*** Source excerpt

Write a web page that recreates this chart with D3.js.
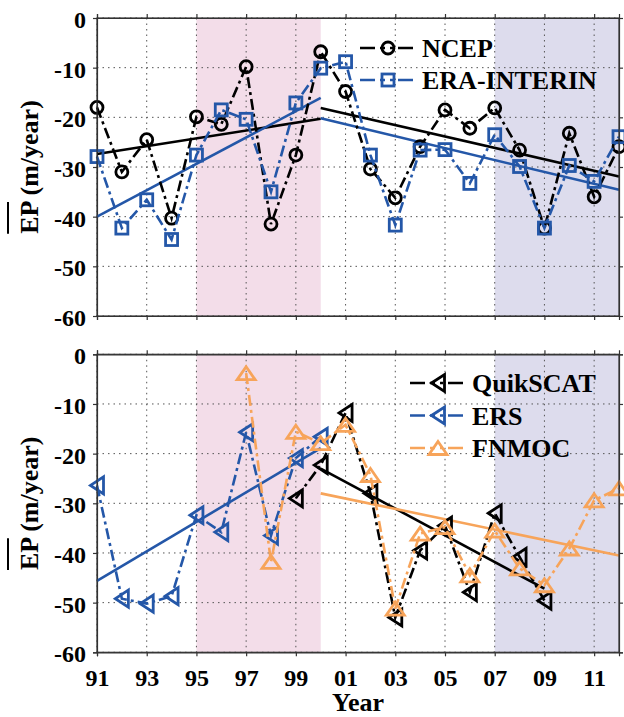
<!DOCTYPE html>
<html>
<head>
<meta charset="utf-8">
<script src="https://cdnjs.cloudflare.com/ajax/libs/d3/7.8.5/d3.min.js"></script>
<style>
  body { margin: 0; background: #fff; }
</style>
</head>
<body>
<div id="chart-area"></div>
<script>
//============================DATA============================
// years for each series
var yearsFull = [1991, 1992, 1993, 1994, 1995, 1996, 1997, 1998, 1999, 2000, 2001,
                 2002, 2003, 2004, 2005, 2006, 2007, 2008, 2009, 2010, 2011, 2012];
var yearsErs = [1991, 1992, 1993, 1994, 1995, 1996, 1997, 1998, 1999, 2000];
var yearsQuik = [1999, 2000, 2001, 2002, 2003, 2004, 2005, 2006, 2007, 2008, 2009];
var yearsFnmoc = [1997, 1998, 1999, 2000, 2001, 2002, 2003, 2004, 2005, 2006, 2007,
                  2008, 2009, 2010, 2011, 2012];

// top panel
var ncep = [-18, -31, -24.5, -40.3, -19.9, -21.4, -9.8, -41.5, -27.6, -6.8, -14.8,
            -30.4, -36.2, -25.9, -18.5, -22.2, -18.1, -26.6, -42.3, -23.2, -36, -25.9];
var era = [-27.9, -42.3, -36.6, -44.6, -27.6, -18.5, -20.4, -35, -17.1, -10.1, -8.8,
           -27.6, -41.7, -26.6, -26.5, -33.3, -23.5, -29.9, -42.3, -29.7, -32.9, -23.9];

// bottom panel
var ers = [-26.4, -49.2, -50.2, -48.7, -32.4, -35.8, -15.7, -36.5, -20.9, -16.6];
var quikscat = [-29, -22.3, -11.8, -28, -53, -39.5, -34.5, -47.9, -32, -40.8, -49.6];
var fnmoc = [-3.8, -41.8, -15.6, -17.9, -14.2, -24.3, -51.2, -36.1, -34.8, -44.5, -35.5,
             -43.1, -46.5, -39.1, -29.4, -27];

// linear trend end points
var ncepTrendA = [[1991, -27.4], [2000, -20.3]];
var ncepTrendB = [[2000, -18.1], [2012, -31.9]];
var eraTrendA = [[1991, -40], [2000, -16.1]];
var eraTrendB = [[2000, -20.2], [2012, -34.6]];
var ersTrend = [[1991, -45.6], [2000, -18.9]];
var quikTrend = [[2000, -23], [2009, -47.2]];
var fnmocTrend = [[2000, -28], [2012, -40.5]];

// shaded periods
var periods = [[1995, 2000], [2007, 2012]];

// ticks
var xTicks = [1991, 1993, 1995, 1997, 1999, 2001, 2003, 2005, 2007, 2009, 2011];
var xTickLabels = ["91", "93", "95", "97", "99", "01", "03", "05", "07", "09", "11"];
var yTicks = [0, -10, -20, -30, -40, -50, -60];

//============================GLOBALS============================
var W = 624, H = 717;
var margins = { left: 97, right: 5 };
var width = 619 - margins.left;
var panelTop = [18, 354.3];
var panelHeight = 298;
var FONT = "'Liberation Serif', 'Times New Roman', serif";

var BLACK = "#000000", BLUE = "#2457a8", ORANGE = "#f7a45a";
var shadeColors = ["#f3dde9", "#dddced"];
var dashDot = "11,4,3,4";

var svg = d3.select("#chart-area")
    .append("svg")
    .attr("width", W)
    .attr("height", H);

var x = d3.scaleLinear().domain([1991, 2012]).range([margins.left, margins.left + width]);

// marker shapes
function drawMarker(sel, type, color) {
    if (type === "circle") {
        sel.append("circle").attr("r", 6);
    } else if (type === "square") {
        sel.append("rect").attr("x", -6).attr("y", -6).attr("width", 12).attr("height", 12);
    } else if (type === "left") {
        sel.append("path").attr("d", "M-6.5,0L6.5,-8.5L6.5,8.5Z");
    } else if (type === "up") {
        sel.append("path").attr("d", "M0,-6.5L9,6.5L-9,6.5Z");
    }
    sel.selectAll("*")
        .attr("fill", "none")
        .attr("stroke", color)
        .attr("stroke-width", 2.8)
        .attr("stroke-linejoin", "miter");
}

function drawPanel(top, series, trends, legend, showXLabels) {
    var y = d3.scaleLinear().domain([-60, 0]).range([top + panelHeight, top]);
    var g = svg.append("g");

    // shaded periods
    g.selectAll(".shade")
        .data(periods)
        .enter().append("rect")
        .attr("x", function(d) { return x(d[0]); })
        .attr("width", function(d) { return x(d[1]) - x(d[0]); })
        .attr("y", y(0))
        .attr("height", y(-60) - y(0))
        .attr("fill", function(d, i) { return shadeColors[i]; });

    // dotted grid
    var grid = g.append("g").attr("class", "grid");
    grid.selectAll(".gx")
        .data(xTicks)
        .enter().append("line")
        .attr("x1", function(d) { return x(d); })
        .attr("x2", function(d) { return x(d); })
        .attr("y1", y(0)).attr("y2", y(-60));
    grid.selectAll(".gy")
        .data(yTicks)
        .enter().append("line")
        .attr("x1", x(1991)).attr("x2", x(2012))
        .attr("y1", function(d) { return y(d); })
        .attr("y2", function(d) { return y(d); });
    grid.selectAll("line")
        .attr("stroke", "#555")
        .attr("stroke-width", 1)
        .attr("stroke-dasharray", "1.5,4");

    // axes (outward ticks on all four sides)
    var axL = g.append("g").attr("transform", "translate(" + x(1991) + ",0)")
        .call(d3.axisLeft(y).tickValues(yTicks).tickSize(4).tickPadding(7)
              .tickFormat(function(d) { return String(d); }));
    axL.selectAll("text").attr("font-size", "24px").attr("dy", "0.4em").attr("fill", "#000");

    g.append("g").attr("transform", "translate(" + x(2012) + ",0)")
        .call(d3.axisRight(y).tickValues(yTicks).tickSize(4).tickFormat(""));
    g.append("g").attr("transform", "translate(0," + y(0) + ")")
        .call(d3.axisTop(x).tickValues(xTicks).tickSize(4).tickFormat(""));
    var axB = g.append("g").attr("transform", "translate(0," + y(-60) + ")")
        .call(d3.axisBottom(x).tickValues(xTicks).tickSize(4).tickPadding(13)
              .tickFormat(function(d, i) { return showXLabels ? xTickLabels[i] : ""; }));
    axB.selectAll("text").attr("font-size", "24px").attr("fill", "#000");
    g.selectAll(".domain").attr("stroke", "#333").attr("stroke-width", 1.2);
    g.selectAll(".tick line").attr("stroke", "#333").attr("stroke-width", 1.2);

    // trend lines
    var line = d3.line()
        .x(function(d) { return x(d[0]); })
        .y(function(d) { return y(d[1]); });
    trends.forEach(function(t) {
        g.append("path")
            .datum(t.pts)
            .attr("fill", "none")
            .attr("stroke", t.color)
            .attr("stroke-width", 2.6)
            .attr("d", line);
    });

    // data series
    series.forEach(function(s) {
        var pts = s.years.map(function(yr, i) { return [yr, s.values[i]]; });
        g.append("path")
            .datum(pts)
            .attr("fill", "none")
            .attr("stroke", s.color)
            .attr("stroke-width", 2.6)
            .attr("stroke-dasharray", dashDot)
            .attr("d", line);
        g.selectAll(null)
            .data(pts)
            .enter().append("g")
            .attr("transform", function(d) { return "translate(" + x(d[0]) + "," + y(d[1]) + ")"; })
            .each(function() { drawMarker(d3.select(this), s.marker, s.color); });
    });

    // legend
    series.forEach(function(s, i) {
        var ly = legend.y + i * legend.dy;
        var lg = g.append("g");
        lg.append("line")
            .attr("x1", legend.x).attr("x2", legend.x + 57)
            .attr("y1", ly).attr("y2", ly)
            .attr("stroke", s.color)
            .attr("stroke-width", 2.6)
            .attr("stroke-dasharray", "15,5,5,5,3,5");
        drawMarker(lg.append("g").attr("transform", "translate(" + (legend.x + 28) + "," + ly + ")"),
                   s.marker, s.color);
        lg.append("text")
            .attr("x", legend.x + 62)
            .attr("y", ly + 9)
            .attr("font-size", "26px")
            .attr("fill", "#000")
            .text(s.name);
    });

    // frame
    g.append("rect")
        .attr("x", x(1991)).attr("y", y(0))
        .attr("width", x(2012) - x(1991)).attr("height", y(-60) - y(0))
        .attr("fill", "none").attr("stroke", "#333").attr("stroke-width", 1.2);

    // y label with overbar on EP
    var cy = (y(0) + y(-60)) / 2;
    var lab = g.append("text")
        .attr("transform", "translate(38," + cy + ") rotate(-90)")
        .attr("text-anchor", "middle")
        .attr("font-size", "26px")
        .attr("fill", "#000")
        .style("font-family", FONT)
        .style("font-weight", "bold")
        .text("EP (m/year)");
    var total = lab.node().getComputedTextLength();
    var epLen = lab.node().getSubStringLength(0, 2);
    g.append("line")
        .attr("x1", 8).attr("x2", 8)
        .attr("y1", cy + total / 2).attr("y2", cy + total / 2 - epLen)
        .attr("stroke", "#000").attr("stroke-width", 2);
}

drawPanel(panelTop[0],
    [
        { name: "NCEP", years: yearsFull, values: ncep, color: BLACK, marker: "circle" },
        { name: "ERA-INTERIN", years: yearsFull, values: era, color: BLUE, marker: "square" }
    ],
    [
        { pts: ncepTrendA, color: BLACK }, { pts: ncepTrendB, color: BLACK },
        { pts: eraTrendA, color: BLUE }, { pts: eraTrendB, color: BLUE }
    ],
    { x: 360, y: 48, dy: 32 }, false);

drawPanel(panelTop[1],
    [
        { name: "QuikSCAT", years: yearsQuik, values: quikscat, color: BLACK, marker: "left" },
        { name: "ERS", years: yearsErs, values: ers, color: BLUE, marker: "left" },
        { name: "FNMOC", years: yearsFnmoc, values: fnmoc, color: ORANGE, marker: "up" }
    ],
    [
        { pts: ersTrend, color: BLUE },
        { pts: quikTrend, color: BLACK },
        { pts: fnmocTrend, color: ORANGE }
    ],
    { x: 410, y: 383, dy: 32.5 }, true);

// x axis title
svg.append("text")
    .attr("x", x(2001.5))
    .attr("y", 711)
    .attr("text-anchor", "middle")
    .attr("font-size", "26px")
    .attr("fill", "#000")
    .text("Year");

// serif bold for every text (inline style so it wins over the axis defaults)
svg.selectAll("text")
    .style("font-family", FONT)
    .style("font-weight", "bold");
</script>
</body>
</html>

******

### Exercise objective:
Give again, word for word, every line from the top of the data above to the line holding "-43.1, -46.5, -39.1, -29.4, -27];", inclusive, with the pictures left out.

### Written answer:
Write a web page that recreates this chart with D3.js.
<!DOCTYPE html>
<html>
<head>
<meta charset="utf-8">
<script src="https://cdnjs.cloudflare.com/ajax/libs/d3/7.8.5/d3.min.js"></script>
<style>
  body { margin: 0; background: #fff; }
</style>
</head>
<body>
<div id="chart-area"></div>
<script>
//============================DATA============================
// years for each series
var yearsFull = [1991, 1992, 1993, 1994, 1995, 1996, 1997, 1998, 1999, 2000, 2001,
                 2002, 2003, 2004, 2005, 2006, 2007, 2008, 2009, 2010, 2011, 2012];
var yearsErs = [1991, 1992, 1993, 1994, 1995, 1996, 1997, 1998, 1999, 2000];
var yearsQuik = [1999, 2000, 2001, 2002, 2003, 2004, 2005, 2006, 2007, 2008, 2009];
var yearsFnmoc = [1997, 1998, 1999, 2000, 2001, 2002, 2003, 2004, 2005, 2006, 2007,
                  2008, 2009, 2010, 2011, 2012];

// top panel
var ncep = [-18, -31, -24.5, -40.3, -19.9, -21.4, -9.8, -41.5, -27.6, -6.8, -14.8,
            -30.4, -36.2, -25.9, -18.5, -22.2, -18.1, -26.6, -42.3, -23.2, -36, -25.9];
var era = [-27.9, -42.3, -36.6, -44.6, -27.6, -18.5, -20.4, -35, -17.1, -10.1, -8.8,
           -27.6, -41.7, -26.6, -26.5, -33.3, -23.5, -29.9, -42.3, -29.7, -32.9, -23.9];

// bottom panel
var ers = [-26.4, -49.2, -50.2, -48.7, -32.4, -35.8, -15.7, -36.5, -20.9, -16.6];
var quikscat = [-29, -22.3, -11.8, -28, -53, -39.5, -34.5, -47.9, -32, -40.8, -49.6];
var fnmoc = [-3.8, -41.8, -15.6, -17.9, -14.2, -24.3, -51.2, -36.1, -34.8, -44.5, -35.5,
             -43.1, -46.5, -39.1, -29.4, -27];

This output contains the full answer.